*Recorded data*.

::::

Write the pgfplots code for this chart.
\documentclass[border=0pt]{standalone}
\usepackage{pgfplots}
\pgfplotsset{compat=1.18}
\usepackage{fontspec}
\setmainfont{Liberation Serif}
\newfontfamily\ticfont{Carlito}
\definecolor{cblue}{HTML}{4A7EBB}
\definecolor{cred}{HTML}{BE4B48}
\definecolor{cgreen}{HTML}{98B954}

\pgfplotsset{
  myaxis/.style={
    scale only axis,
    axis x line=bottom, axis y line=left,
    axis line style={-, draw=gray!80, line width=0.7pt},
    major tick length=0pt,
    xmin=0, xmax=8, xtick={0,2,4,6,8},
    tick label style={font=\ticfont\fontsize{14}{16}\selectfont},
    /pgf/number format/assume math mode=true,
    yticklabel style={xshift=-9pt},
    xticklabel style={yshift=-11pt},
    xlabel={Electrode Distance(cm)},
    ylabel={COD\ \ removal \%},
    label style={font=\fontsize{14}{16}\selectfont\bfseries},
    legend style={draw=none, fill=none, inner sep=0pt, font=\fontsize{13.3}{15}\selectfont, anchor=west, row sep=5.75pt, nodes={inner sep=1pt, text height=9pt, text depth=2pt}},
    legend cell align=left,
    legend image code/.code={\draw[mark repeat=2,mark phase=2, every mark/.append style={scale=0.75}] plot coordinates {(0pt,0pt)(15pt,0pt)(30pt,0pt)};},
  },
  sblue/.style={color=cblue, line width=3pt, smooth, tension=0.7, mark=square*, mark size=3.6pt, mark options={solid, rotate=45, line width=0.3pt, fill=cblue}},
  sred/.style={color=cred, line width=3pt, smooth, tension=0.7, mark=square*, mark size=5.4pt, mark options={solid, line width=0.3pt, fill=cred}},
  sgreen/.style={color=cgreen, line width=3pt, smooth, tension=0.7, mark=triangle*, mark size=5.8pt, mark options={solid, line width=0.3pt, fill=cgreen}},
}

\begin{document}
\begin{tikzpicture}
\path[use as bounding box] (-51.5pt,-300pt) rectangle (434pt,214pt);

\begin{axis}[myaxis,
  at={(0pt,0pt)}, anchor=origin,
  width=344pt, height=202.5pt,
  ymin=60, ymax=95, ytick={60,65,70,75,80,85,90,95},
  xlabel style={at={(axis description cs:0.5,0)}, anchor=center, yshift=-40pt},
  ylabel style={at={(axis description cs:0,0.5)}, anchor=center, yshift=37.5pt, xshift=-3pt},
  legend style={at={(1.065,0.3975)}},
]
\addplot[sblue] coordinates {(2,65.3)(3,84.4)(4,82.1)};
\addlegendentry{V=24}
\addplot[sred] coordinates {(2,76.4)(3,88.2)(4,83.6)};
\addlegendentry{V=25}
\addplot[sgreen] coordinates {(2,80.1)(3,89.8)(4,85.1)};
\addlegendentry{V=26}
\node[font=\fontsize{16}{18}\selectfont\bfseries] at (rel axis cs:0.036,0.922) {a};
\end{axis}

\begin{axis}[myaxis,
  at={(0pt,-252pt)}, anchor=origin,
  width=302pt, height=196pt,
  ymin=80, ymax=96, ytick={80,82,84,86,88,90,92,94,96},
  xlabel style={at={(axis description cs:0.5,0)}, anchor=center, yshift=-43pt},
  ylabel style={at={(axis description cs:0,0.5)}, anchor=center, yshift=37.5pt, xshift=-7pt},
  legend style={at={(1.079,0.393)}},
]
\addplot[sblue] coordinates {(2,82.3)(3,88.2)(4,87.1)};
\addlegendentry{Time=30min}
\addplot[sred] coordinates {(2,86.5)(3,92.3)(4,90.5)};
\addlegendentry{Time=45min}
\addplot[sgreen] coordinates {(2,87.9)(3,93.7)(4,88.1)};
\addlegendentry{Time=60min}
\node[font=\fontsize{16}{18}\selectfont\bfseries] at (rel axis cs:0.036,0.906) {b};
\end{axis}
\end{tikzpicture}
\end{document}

::::

*Request*.
Copy, please, exactly the lines that start at the first line of the data and end at the line containing "(-51.5pt,-300pt) rectangle (434pt,214pt);", both kept and no others.

*Result of the exercise*.
Write the pgfplots code for this chart.
\documentclass[border=0pt]{standalone}
\usepackage{pgfplots}
\pgfplotsset{compat=1.18}
\usepackage{fontspec}
\setmainfont{Liberation Serif}
\newfontfamily\ticfont{Carlito}
\definecolor{cblue}{HTML}{4A7EBB}
\definecolor{cred}{HTML}{BE4B48}
\definecolor{cgreen}{HTML}{98B954}

\pgfplotsset{
  myaxis/.style={
    scale only axis,
    axis x line=bottom, axis y line=left,
    axis line style={-, draw=gray!80, line width=0.7pt},
    major tick length=0pt,
    xmin=0, xmax=8, xtick={0,2,4,6,8},
    tick label style={font=\ticfont\fontsize{14}{16}\selectfont},
    /pgf/number format/assume math mode=true,
    yticklabel style={xshift=-9pt},
    xticklabel style={yshift=-11pt},
    xlabel={Electrode Distance(cm)},
    ylabel={COD\ \ removal \%},
    label style={font=\fontsize{14}{16}\selectfont\bfseries},
    legend style={draw=none, fill=none, inner sep=0pt, font=\fontsize{13.3}{15}\selectfont, anchor=west, row sep=5.75pt, nodes={inner sep=1pt, text height=9pt, text depth=2pt}},
    legend cell align=left,
    legend image code/.code={\draw[mark repeat=2,mark phase=2, every mark/.append style={scale=0.75}] plot coordinates {(0pt,0pt)(15pt,0pt)(30pt,0pt)};},
  },
  sblue/.style={color=cblue, line width=3pt, smooth, tension=0.7, mark=square*, mark size=3.6pt, mark options={solid, rotate=45, line width=0.3pt, fill=cblue}},
  sred/.style={color=cred, line width=3pt, smooth, tension=0.7, mark=square*, mark size=5.4pt, mark options={solid, line width=0.3pt, fill=cred}},
  sgreen/.style={color=cgreen, line width=3pt, smooth, tension=0.7, mark=triangle*, mark size=5.8pt, mark options={solid, line width=0.3pt, fill=cgreen}},
}

\begin{document}
\begin{tikzpicture}
\path[use as bounding box] (-51.5pt,-300pt) rectangle (434pt,214pt);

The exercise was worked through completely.